Lately, the following messages have been clear.

This advice has helped me make some decisions for the music app I've been writing for the iPhone.

Of course my app will run on the Mac and the iPad. In fact, I've been thinking about getting it to work on Apple TV, Apple Watch, and, if my application gets accepted, Car Play.

The Mac is a bit of a challenge. For technical reasons, song preview and song play use different music players. I assume it's because a full song is DRMed and the preview isn't. The preview player isn't available on the Mac.

But Apple has done a wonderful thing. If I target the iPad then I can make the iPad app available on Apple Silicon Macs using Catalyst. In fact, there's really nothing for me to do but check a box saying I want it to be available.
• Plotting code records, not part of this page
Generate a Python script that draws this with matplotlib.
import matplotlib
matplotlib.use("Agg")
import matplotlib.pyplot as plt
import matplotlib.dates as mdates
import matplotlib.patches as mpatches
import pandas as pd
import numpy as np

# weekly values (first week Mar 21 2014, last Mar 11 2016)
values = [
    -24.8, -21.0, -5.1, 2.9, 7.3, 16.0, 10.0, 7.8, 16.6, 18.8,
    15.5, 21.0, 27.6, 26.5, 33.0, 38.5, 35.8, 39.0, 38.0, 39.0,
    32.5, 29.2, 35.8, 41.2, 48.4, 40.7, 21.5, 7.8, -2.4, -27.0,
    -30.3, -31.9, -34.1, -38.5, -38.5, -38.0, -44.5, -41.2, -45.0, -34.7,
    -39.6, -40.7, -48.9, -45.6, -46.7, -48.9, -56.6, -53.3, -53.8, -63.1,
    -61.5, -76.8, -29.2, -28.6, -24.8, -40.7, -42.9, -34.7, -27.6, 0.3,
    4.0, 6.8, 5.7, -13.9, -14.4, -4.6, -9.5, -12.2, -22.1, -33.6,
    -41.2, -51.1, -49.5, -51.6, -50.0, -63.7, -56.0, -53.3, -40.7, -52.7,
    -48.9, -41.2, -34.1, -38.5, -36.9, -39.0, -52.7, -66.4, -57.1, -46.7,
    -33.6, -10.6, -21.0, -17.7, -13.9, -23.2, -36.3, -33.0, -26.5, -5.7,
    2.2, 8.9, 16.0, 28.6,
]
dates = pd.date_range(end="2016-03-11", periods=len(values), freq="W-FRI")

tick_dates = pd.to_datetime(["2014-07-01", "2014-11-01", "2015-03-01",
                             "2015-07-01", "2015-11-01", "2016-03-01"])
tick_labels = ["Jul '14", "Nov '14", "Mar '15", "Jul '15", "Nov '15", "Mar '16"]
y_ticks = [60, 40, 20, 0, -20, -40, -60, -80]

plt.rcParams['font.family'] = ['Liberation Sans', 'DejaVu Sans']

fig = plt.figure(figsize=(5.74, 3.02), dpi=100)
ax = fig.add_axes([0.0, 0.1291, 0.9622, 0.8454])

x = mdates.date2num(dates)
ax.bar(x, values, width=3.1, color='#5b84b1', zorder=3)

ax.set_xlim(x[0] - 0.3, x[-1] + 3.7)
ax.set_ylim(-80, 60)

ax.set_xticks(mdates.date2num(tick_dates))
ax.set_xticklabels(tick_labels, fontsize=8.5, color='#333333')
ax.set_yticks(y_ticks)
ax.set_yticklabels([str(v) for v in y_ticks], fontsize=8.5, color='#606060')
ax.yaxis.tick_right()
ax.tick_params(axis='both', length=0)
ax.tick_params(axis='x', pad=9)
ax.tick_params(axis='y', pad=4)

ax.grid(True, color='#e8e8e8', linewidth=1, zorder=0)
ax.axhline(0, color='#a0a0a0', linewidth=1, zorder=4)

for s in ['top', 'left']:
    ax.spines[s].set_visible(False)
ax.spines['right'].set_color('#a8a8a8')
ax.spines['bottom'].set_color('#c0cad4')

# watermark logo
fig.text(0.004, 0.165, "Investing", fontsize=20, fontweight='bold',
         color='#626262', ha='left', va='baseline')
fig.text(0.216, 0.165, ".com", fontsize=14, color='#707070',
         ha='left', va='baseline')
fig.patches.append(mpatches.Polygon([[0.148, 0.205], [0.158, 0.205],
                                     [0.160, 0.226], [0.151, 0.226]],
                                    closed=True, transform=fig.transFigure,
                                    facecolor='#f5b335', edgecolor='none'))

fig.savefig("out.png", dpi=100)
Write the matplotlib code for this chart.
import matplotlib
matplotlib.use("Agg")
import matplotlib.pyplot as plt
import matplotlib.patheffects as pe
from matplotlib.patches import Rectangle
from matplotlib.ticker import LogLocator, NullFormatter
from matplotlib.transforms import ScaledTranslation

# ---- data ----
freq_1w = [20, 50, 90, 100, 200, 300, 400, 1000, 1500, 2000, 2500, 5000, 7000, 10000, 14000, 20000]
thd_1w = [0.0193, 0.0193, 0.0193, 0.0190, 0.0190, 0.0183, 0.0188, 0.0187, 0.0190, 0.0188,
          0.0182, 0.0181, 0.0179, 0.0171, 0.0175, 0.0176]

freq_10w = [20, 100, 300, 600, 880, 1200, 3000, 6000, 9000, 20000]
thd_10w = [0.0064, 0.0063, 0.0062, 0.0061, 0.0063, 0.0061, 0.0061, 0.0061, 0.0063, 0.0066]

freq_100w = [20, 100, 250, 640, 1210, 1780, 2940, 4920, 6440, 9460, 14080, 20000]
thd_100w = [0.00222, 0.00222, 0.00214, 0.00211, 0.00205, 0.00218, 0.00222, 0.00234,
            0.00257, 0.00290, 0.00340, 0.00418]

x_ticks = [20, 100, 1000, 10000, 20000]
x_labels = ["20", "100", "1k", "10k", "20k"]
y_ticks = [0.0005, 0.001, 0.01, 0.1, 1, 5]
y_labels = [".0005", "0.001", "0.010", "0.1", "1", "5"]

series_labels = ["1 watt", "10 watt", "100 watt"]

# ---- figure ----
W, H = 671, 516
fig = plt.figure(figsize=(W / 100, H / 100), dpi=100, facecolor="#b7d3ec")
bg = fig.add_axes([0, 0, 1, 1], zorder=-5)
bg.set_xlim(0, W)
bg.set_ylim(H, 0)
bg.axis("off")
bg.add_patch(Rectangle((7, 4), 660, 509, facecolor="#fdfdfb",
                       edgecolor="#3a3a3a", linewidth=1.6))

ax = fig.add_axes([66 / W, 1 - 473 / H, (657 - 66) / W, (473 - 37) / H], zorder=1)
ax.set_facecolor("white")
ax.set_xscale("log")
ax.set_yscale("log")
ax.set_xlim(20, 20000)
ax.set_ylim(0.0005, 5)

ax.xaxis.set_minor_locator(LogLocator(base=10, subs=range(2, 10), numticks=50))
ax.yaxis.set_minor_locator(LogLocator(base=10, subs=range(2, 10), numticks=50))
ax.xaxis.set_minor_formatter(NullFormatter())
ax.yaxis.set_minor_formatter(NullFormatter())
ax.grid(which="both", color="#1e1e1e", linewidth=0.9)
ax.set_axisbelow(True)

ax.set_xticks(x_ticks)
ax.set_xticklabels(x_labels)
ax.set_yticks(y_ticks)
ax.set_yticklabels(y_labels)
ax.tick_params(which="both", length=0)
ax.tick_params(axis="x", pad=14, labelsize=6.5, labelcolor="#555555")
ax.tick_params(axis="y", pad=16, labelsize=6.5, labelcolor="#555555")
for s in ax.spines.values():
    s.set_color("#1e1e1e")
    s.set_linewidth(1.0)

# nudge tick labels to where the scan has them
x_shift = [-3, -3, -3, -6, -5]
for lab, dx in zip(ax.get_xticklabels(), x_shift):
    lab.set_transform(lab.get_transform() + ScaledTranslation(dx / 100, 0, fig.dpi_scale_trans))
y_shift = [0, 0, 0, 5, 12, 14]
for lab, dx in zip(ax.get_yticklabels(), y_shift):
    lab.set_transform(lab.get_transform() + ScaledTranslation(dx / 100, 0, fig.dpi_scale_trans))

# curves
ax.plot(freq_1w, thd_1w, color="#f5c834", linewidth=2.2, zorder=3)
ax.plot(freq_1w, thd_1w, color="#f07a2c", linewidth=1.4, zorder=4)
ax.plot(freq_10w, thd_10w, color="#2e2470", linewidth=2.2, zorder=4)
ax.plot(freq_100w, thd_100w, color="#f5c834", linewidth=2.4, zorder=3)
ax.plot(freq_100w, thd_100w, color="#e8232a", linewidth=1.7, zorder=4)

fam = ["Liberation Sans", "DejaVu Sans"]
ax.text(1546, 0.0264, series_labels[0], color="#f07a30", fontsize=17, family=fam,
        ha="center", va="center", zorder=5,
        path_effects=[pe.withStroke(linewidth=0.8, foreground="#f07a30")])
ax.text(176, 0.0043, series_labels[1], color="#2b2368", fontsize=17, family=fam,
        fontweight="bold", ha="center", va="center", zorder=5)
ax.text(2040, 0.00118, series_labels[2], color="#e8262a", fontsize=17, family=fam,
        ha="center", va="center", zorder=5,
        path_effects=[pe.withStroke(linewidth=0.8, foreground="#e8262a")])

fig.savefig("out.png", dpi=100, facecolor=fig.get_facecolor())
So the challenge will be to make it look right on the iPad (which I haven't done yet) and consider the different window sizes it will appear in on the Mac (which I haven't done yet).

I've taken some inspiration from Apple's Music app when it comes to some of the design decisions on the phone, tablet, and laptop.

My app differs from Music in many ways - but I want to present some of the elements and functionality in a way that feels familiar to the user and fits the way they use each device.

I think I understand the challenges of writing a music app for Apple platforms at least as well as others, and that could be why I'm so disappointed by the Apple Music Classical app.

I opened the app on my iPhone and I love it. It's a great way to consume classical music. I'm hoping MusicKit adds ways to search for classical music so I can expand my own app to take advantage of some of the content driving Classical in my own app.

Then I opened Apple Music Classical on my iPad and I gasped.

I'm not a "Steve would never" guy but this took my breath away.

I remember Steve on stage introducing the iPad. It was a brilliant moment.

While many journalists concentrated on what was on the device screen, Steve was really demonstrating how you would interact with the device. He sat on a couch with his iPad in his lap scrolling through this and entering that.

At launch, there weren't many apps that were available for the iPad.

But because it was so important to ship the iPad with apps that would run on it, Apple ensured that iPhone apps would run on it in special mode.

Back then, we didn't have a lot of different sizes and shapes of iPhones so the iPhone app would launch on the iPad in a window that was the screen size of the iPhone. Next to the app was a button that allowed you to tap it and grow the window to fit inside the iPad screen. In the early days, this meant that the images were usually a bit fuzzy and you knew that you were running an iPhone app on the iPad.

Years passed and we got ways of targeting different assets and sizes for different devices. An iPad app looked, felt, and navigated differently than an iPhone app. iPad spun off and got its own OS and its own place in the WWDC announcements.

And that's why I gasped when I saw Apple Music Classical running on the iPad.

It's not an iPad app. It's an iPhone app with that button next to it that let's it grow to fill the screen.

But it just grows - it doesn't present things differently in an iPad way. We just zoom in.

If I see five pieces on the screen in the iPhone mode then those same five pieces grow to fill the screen of the iPad when I tap the button. I'd expect to see another three or four.

Apple Music Classical is a much anticipated release by classical music fans. Not targeting the iPad or the Mac in the initial release is a decision that won't go unnoticed by developers.

The app isn't available at all on the Mac and doesn't look right on the iPad.

Then yesterday I got the email announcing this year's WWDC in June.

There has to be a connection between what Apple ships to customers and what Apple asks of developers.

If Apple really wants us to use SwiftUI to bring the best experiences to all of their platforms, then they should ship apps that show us how it's done.